優秀エピソード受賞ユーザー:きょーこさん
一面に白が広がる雪山はきれいですが、ラッセルはきついですよね。体からの熱量でウエアを脱ぎ捨てたくなる気持ち、わかります。そんなラッセルでも思わず楽しくなる、蒸れないGORE-TEXの高い機能性に改めて気づかされました。
優秀エピソード受賞ユーザー:うさこさん
駐車場に着くと悪化する天候。そんなときに限って持ってくるのを忘れたレインウエア…。よくありますよね。隣の車の方がGORE-TEXジャケットを貸してくれるなんて、うさこさんは普段から行いが良いに違いありません! 人との出会いも、山のいい思い出ですね。

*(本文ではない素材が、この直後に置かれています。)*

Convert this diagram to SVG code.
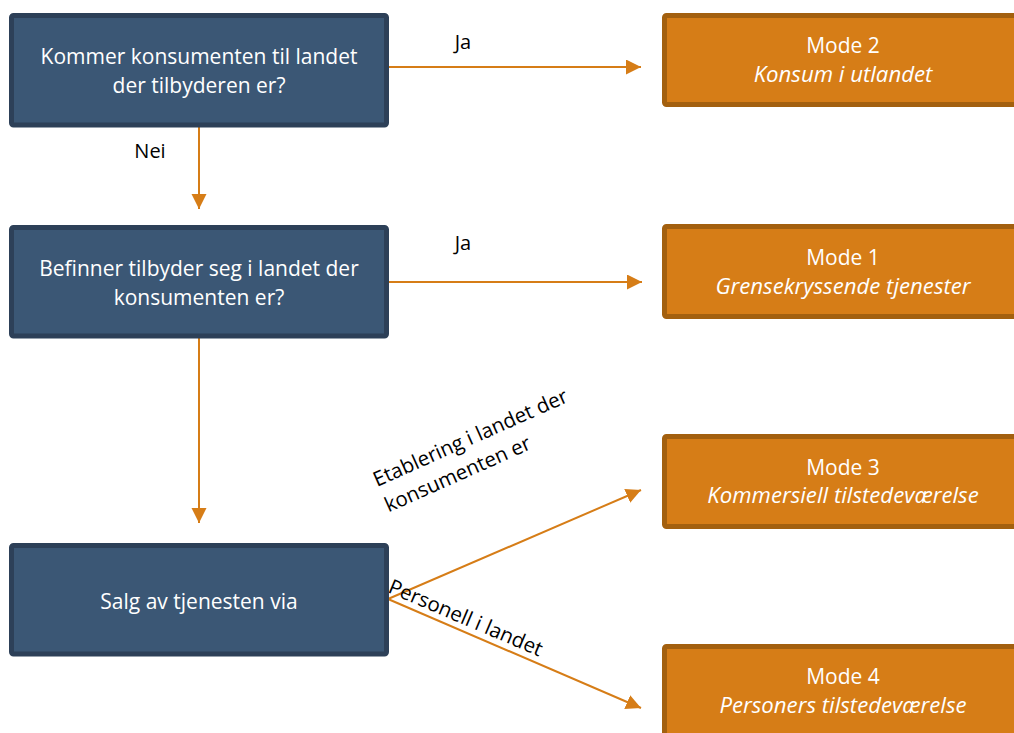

50年以上もの長きに渡り、登山者の安全登山を支えてきたGORE-TEX製品。みなさんも登山専門店のスタッフから「間違いない」とおすすめされた経験があるのではないでしょうか?
登山をたしなんでいる方であれば、誰もが感じるGORE-TEXの絶大な安心感。さまざまな機能がありますが、特筆すべきは、経年劣化が少ないと言われる防水透湿の耐久性。長く使える道具で、登山を楽しむことは、環境配慮にも直結する一人ひとりができる山道具の使い方。
突然の天候悪化、稜線を吹き抜ける強い風、気温が低下する早朝の山頂など、アウトドアフィールドでは厳しい状況に立たされることは少なくありません。GORE-TEXはそんな悪条件の中でも高いパフォーマンスを引き出すために、ラボでもフィールドでもテストにテストを重ね、アウトドアで遊ぶ私たちに安全と快適さを提供してくれます。
これからもGORE-TEX製品と共に、思い出に残る山登りをお楽しみください。